Usage examples of "skirmishes".

The victory was an expensive one, for fifty killed and two hundred wounded lay upon the hillside, and, like so many of our skirmishes with the Boers, it led to small material results.

Several skirmishes with the commandos of Muller and Trichardt gave no very decisive result, but a piece of luck befell the British on January 25th in the capture of General Viljoen by an ambuscade cleverly arranged by Major Orr in the neighbourhood of Lydenburg.

A few incidents stand out among the daily bulletins of snipings, skirmishes, and endless marchings which make the dull chronicle of these, the last months of the year 1900.

The treatment may occasionally seem too brief but some proportion must be observed between the battles of 1899-1900 and the skirmishes of 1901-1902.

It is the fact that they were skirmishes which succeeded in their object which has given them an importance which is exaggerated.

During the week which ended the year a succession of small skirmishes, of which the town of Dordrecht was the centre, exercised the troops in irregular warfare.

Surprises and skirmishes were many, but it was the last time, save only at Doornkop, that a chosen position was ever held for an effective rifle fire--to say nothing of the push of bayonet.

On that day and on the next he had brisk skirmishes which brought him successfully through the Magaliesberg range with a loss of forty wounded, mostly of the Berkshires.

A Boer force with heavy guns still hung about the line, and several small skirmishes were fought between Vlakfontein and Greylingstad in order to drive it away.

At Kekepoort and at Hekspoort Clements fought successful skirmishes, losing at the latter action Lieutenant Stanley of the Yeomanry, the Somersetshire cricketer, who showed, as so many have done, how close is the connection between the good sportsman and the good soldier.

These raids and skirmishes, which had their origin rather in the hope of vengeance than of victory, inflicted much loss and misery upon the country, but, although we may deplore the desperate resolution which bids brave men prefer death to subjugation, it is not for us, the countrymen of Hereward or Wallace, to condemn it.

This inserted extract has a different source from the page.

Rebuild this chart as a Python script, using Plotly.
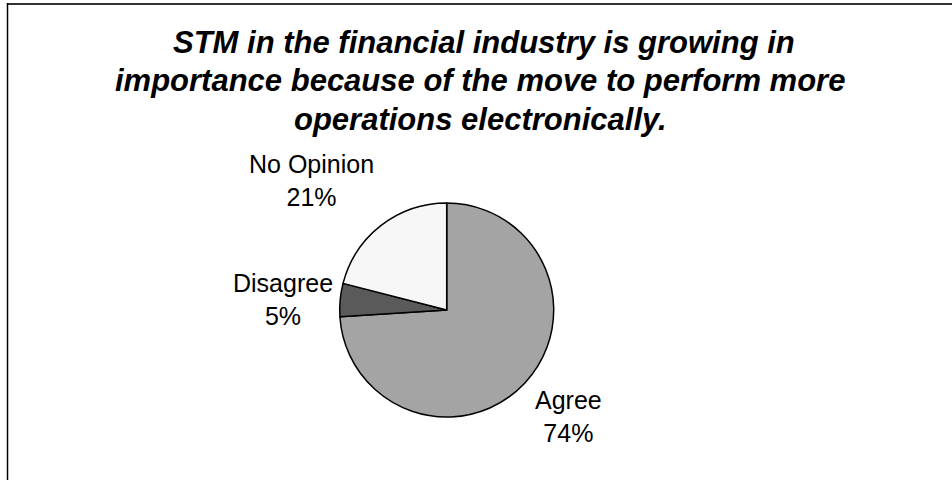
import plotly.graph_objects as go

# Survey responses
categories = ["Agree", "Disagree", "No Opinion"]
shares = [74, 5, 21]
slice_colors = ["#A4A4A4", "#5A5A5A", "#F7F7F7"]

title_lines = [
    "STM in the financial industry is growing in",
    "importance because of the move to perform more",
    "operations electronically.",
]

W, H = 952, 480
FONT = "Liberation Sans, Arial, sans-serif"

# pie geometry in pixels
cx, cy, r = 446.7, 310.0, 107.0

fig = go.Figure(
    go.Pie(
        labels=categories,
        values=shares,
        sort=False,
        direction="clockwise",
        rotation=0,
        textinfo="none",
        hoverinfo="label+percent",
        marker=dict(colors=slice_colors, line=dict(color="#000000", width=1.5)),
        domain=dict(x=[(cx - r) / W, (cx + r) / W], y=[1 - (cy + r) / H, 1 - (cy - r) / H]),
        showlegend=False,
    )
)

# label anchors (pixel centres of each two-line label)
label_pos = {"Agree": (568, 416), "Disagree": (283, 299), "No Opinion": (311.5, 180)}
total = sum(shares)
annotations = []
for name, val in zip(categories, shares):
    px, py = label_pos[name]
    annotations.append(
        dict(
            x=px / W, y=1 - py / H, xref="paper", yref="paper",
            text=f"{name}<br>{round(100 * val / total)}%",
            showarrow=False, xanchor="center", yanchor="middle",
            font=dict(family=FONT, size=25, color="#000000"),
        )
    )

# title, one annotation per line
title_centres = [(484, 42.5), (480, 81), (480, 119.5)]
for line, (px, py) in zip(title_lines, title_centres):
    annotations.append(
        dict(
            x=px / W, y=1 - py / H, xref="paper", yref="paper",
            text=line,
            showarrow=False, xanchor="center", yanchor="middle",
            font=dict(family=FONT, size=31, color="#000000", weight="bold", style="italic"),
        )
    )

shapes = [
    dict(type="line", xref="paper", yref="paper", x0=7 / W, x1=1, y0=1 - 4 / H, y1=1 - 4 / H,
         line=dict(color="#333333", width=2)),
    dict(type="line", xref="paper", yref="paper", x0=7.5 / W, x1=7.5 / W, y0=1 - 3 / H, y1=0,
         line=dict(color="#000000", width=1.5)),
]

fig.update_layout(
    width=W, height=H,
    margin=dict(l=0, r=0, t=0, b=0),
    paper_bgcolor="#FFFFFF",
    plot_bgcolor="#FFFFFF",
    annotations=annotations,
    shapes=shapes,
)

fig.write_html("out.html", config={"displayModeBar": False})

Leaving De Wet in the Ficksburg mountains, where he lurked until after the opening of the New Year, the story of the scattered operations in the Transvaal may now be carried down to the same point--a story comprising many skirmishes and one considerable engagement, but so devoid of any central thread that it is difficult to know how to approach it.

Methuen moved about incessantly through the broken country, winning small skirmishes and suffering the indignity of continual sniping.

Numerous small posts or patrols cut off, many skirmishes, and one or two railway smashes were the fruits of this invasion, which lasted till the end of the war, and kept the Colony in an extreme state of unrest during that period.

Passing through Venterstad, they made for Steynsberg, fighting two indecisive skirmishes with small British forces.